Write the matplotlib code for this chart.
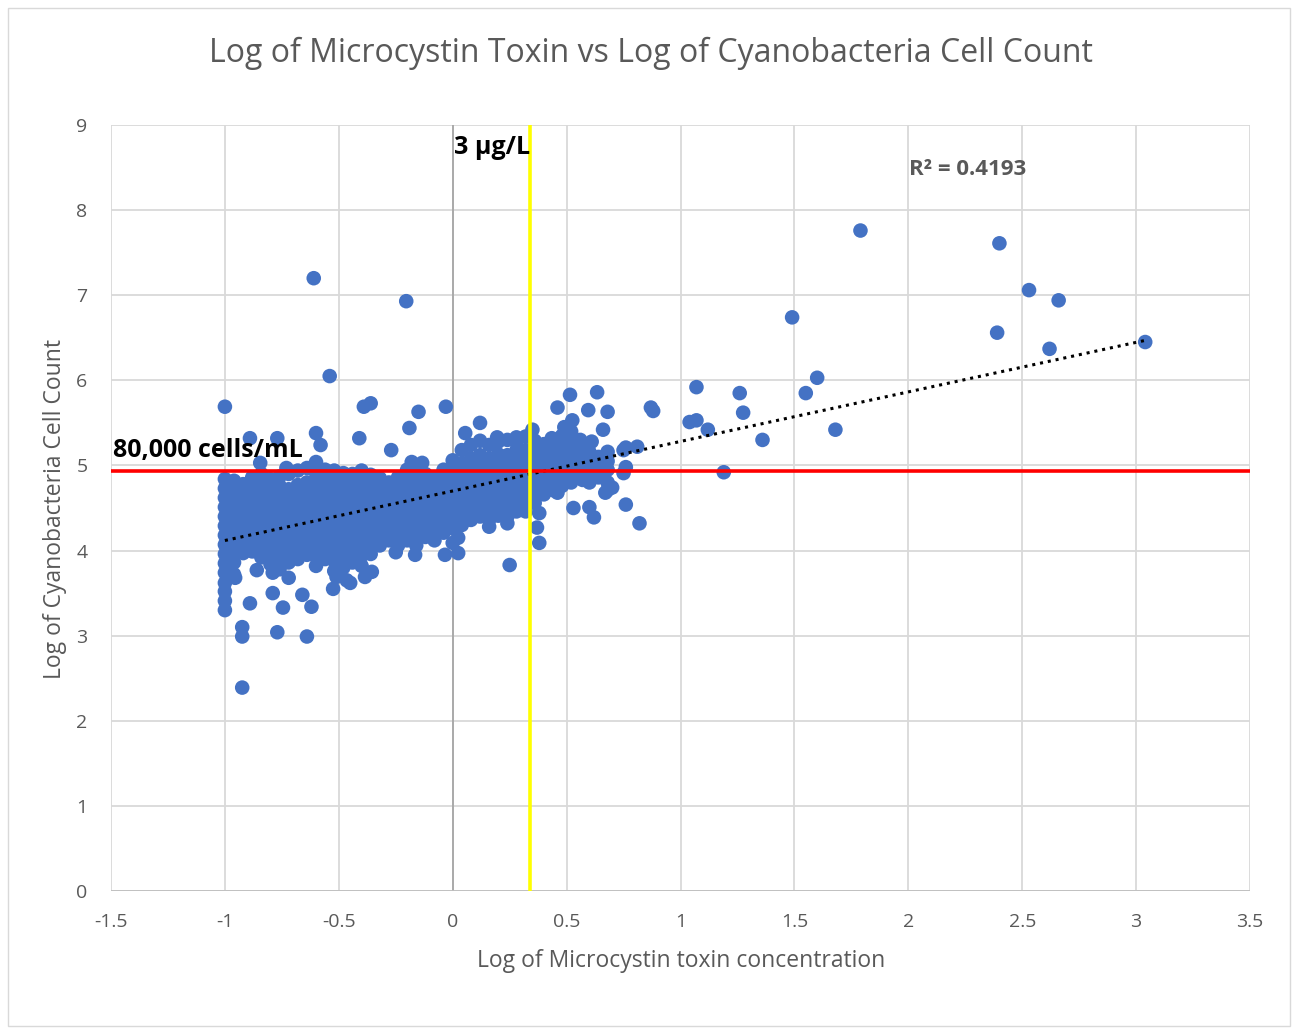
import matplotlib
matplotlib.use("Agg")
import matplotlib.pyplot as plt
from matplotlib.patches import Rectangle
import numpy as np

# ---------------- data ----------------
title = "Log of Microcystin Toxin vs Log of Cyanobacteria Cell Count"
x_label = "Log of Microcystin toxin concentration"
y_label = "Log of Cyanobacteria Cell Count"
x_ticks = [-1.5, -1, -0.5, 0, 0.5, 1, 1.5, 2, 2.5, 3, 3.5]
x_tick_labels = ["-1.5", "-1", "-0.5", "0", "0.5", "1", "1.5", "2", "2.5", "3", "3.5"]
y_ticks = [0, 1, 2, 3, 4, 5, 6, 7, 8, 9]

toxin_threshold = 0.34      # "3 µg/L" line (x)
cell_threshold = 4.935      # "80,000 cells/mL" line (y)
trend_slope = 0.582
trend_intercept = 4.70
trend_x_range = [-1.0, 3.04]
r_squared = "R² = 0.4193"

# dense cluster: columns of x with their y readings
dense_columns = [
    (-1.00, [3.52, 3.62, 3.74, 3.85, 3.96, 4.07, 4.18, 4.29, 4.40, 4.51, 4.62, 4.73, 4.84]),
    (-0.96, [3.72, 3.86, 3.98, 4.10, 4.22, 4.35, 4.46, 4.58, 4.70, 4.82]),
    (-0.92, [3.97, 4.08, 4.20, 4.31, 4.43, 4.55, 4.66, 4.78]),
    (-0.88, [3.99, 4.11, 4.24, 4.36, 4.47, 4.60, 4.72, 4.86]),
    (-0.84, [3.92, 4.04, 4.16, 4.28, 4.40, 4.52, 4.64, 4.76, 4.90]),
    (-0.80, [3.84, 3.96, 4.09, 4.21, 4.33, 4.45, 4.57, 4.70, 4.84]),
    (-0.76, [3.78, 3.90, 4.02, 4.15, 4.27, 4.39, 4.51, 4.63, 4.76, 4.87]),
    (-0.72, [3.86, 3.98, 4.10, 4.22, 4.35, 4.47, 4.60, 4.72, 4.90]),
    (-0.68, [3.90, 4.03, 4.15, 4.27, 4.40, 4.52, 4.64, 4.77, 4.94]),
    (-0.64, [3.95, 4.07, 4.19, 4.31, 4.43, 4.56, 4.68, 4.80, 4.97]),
    (-0.60, [3.82, 3.94, 4.06, 4.18, 4.30, 4.42, 4.55, 4.67, 4.79, 4.91, 5.04]),
    (-0.56, [3.90, 4.02, 4.14, 4.26, 4.38, 4.50, 4.62, 4.74, 4.86, 4.95]),
    (-0.52, [3.76, 3.88, 4.00, 4.13, 4.25, 4.37, 4.49, 4.61, 4.73, 4.85, 4.94]),
    (-0.48, [3.80, 3.93, 4.05, 4.17, 4.29, 4.41, 4.54, 4.66, 4.78, 4.91]),
    (-0.44, [3.86, 3.98, 4.10, 4.22, 4.35, 4.47, 4.59, 4.71, 4.83, 4.90]),
    (-0.40, [3.82, 3.94, 4.06, 4.19, 4.31, 4.43, 4.55, 4.68, 4.80, 4.94]),
    (-0.36, [3.96, 4.08, 4.20, 4.32, 4.45, 4.57, 4.69, 4.81, 4.89]),
    (-0.32, [4.06, 4.18, 4.30, 4.42, 4.54, 4.66, 4.78, 4.85]),
    (-0.28, [4.12, 4.24, 4.36, 4.48, 4.60, 4.72, 4.80]),
    (-0.24, [4.06, 4.18, 4.30, 4.42, 4.54, 4.66, 4.78, 4.86]),
    (-0.20, [4.12, 4.24, 4.36, 4.48, 4.60, 4.72, 4.84, 4.95]),
    (-0.16, [4.06, 4.18, 4.30, 4.42, 4.54, 4.66, 4.78, 4.93]),
    (-0.12, [4.16, 4.28, 4.40, 4.52, 4.64, 4.76, 4.90]),
    (-0.08, [4.12, 4.24, 4.36, 4.48, 4.60, 4.72, 4.85]),
    (-0.04, [4.21, 4.33, 4.45, 4.57, 4.69, 4.81, 4.95]),
    (0.00, [4.26, 4.38, 4.50, 4.62, 4.74, 4.86, 4.98, 5.06]),
    (0.04, [4.30, 4.42, 4.54, 4.66, 4.78, 4.90, 5.02, 5.18]),
    (0.08, [4.36, 4.48, 4.60, 4.72, 4.84, 4.96, 5.08, 5.24]),
    (0.12, [4.40, 4.52, 4.64, 4.76, 4.88, 5.00, 5.12, 5.29]),
    (0.16, [4.36, 4.48, 4.60, 4.72, 4.84, 4.96, 5.08, 5.24]),
    (0.20, [4.41, 4.53, 4.65, 4.77, 4.89, 5.01, 5.13, 5.28]),
    (0.24, [4.40, 4.52, 4.64, 4.76, 4.88, 5.00, 5.12, 5.30]),
    (0.28, [4.46, 4.58, 4.70, 4.82, 4.94, 5.06, 5.18, 5.28]),
    (0.32, [4.46, 4.58, 4.70, 4.82, 4.94, 5.06, 5.18, 5.34]),
    (0.36, [4.56, 4.68, 4.80, 4.92, 5.04, 5.16, 5.29]),
    (0.40, [4.66, 4.78, 4.90, 5.02, 5.14, 5.25]),
    (0.44, [4.71, 4.83, 4.95, 5.07, 5.19]),
    (0.48, [4.76, 4.88, 5.00, 5.12, 5.24, 5.35]),
    (0.52, [4.80, 4.92, 5.04, 5.16, 5.28, 5.40]),
    (0.56, [4.86, 4.98, 5.10, 5.22, 5.30]),
    (0.60, [4.80, 4.92, 5.04, 5.16]),
    (0.64, [4.86, 4.98, 5.10]),
    (0.68, [4.80, 4.95, 5.05]),
]

upper_left_points = [
    (-1.00, 5.69), (-0.61, 7.20), (-0.204, 6.93), (-0.54, 6.05), (-0.39, 5.69),
    (-0.36, 5.73), (-0.15, 5.63), (-0.03, 5.69), (-0.19, 5.44), (-0.41, 5.32),
    (-0.27, 5.18), (-0.60, 5.38), (-0.58, 5.24), (-0.89, 5.32), (-0.77, 5.32),
    (-0.845, 5.03), (-0.73, 4.97), (-0.18, 5.04), (-0.134, 5.03),
]

lower_points = [
    (-1.00, 3.41), (-1.00, 3.30), (-0.89, 3.38), (-0.924, 3.10), (-0.924, 2.99),
    (-0.77, 3.04), (-0.64, 2.99), (-0.924, 2.39), (-0.79, 3.50), (-0.745, 3.33),
    (-0.66, 3.48), (-0.62, 3.34), (-0.86, 3.77), (-0.955, 3.68), (-0.79, 3.74),
    (-0.72, 3.68), (-0.525, 3.55), (-0.465, 3.65), (-0.385, 3.69), (-0.355, 3.75),
    (-0.25, 3.98), (-0.165, 3.95), (-0.034, 3.95), (0.00, 4.09), (-0.57, 3.97),
    (-0.51, 3.69), (-0.45, 3.62), (0.024, 3.97), (0.024, 4.15),
    (0.25, 3.83), (0.38, 4.09), (0.37, 4.27), (0.38, 4.44), (0.16, 4.28), (0.24, 4.32),
]

middle_points = [
    (0.12, 5.50), (0.055, 5.38), (0.195, 5.33), (0.28, 5.33), (0.35, 5.42),
    (0.515, 5.83), (0.634, 5.86), (0.46, 5.68), (0.595, 5.65), (0.68, 5.63),
    (0.66, 5.42), (0.525, 5.53), (0.49, 5.45), (0.435, 5.32), (0.61, 5.28),
    (0.68, 5.16), (0.76, 5.21), (0.81, 5.22), (0.75, 4.91), (0.76, 4.98),
    (0.53, 4.50), (0.60, 4.51), (0.62, 4.39), (0.76, 4.54), (0.82, 4.32),
    (0.68, 4.71), (0.70, 4.74), (0.57, 4.83), (0.46, 4.68), (0.67, 4.68), (0.75, 5.18),
]

right_points = [
    (0.87, 5.68), (0.88, 5.64), (1.07, 5.92), (1.26, 5.85), (1.275, 5.62),
    (1.04, 5.51), (1.07, 5.53), (1.12, 5.42), (1.36, 5.30), (1.19, 4.92),
    (1.55, 5.85), (1.60, 6.03), (1.68, 5.42), (1.49, 6.74), (1.79, 7.76),
    (2.40, 7.61), (2.53, 7.06), (2.66, 6.94), (2.39, 6.56), (2.62, 6.37), (3.04, 6.45),
]

# ---------------- assemble ----------------
xs, ys = [], []
for cx, col in dense_columns:
    for cy in col:
        xs.append(cx)
        ys.append(cy)
for group in (upper_left_points, lower_points, middle_points, right_points):
    for px, py in group:
        xs.append(px)
        ys.append(py)

# ---------------- figure ----------------
W, H = 1292, 1028
fig = plt.figure(figsize=(W / 100, H / 100), dpi=100)
plt.rcParams['font.family'] = ['Open Sans', 'DejaVu Sans']

# chart area border
fig.patches.append(Rectangle((8 / W, 2 / H), (1290 - 8) / W, (1026 - 8) / H,
                             transform=fig.transFigure, fill=False,
                             edgecolor='#d9d9d9', linewidth=1.0))

ax = fig.add_axes([111 / W, 1 - 891 / H, (1250 - 111) / W, (891 - 125) / H])
ax.set_xlim(-1.5, 3.5)
ax.set_ylim(0, 9)

grid_c = '#d9d9d9'
for xt in x_ticks:
    ax.axvline(xt, color=grid_c, lw=1.3, zorder=0)
for yt in y_ticks:
    ax.axhline(yt, color=grid_c, lw=1.3, zorder=0)
ax.axvline(0, color='#a6a6a6', lw=1.3, zorder=0.5)
ax.axhline(0, color='#bfbfbf', lw=1.3, zorder=0.5)

for s in ax.spines.values():
    s.set_visible(False)

ax.set_xticks(x_ticks)
ax.set_xticklabels(x_tick_labels)
ax.set_yticks(y_ticks)
ax.tick_params(axis='x', length=0, labelsize=14, colors='#595959', pad=16)
ax.tick_params(axis='y', length=0, labelsize=14, colors='#595959', pad=17)

ax.scatter(xs, ys, s=110, color='#4472C4', edgecolors='none', zorder=2)

tx = np.array(trend_x_range)
ax.plot(tx, trend_slope * tx + trend_intercept, linestyle=(0, (1, 1.6)),
        color='black', lw=2.2, zorder=3)

ax.axhline(cell_threshold, color='#ff0000', lw=2.6, zorder=4)
ax.axvline(toxin_threshold, color='#ffff00', lw=2.6, zorder=4)

ax.text(toxin_threshold, 8.74, "3 µg/L", ha='right', va='center',
        fontsize=18, fontweight='bold', color='black', zorder=5)
ax.text(-1.49, 5.17, "80,000 cells/mL", ha='left', va='center',
        fontsize=18, fontweight='bold', color='black', zorder=5)
ax.text(2.26, 8.48, r_squared, ha='center', va='center',
        fontsize=16, fontweight='bold', color='#595959', zorder=5)

fig.text(681 / W, 1 - 961 / H, x_label, ha='center', va='center',
         fontsize=16.5, color='#595959')
fig.text(55 / W, 1 - 509 / H, y_label, ha='center', va='center',
         rotation=90, fontsize=16.5, color='#595959')

fig.text(651 / W, 1 - 53 / H, title, ha='center', va='center',
         fontsize=23, color='#595959')

fig.savefig("out.png", dpi=100)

EXERCISE BRIEF:
Search the lines for "matplotlib". Copy each line that has it.

RESULT BELOW:
Write the matplotlib code for this chart.
import matplotlib
matplotlib.use("Agg")
import matplotlib.pyplot as plt
from matplotlib.patches import Rectangle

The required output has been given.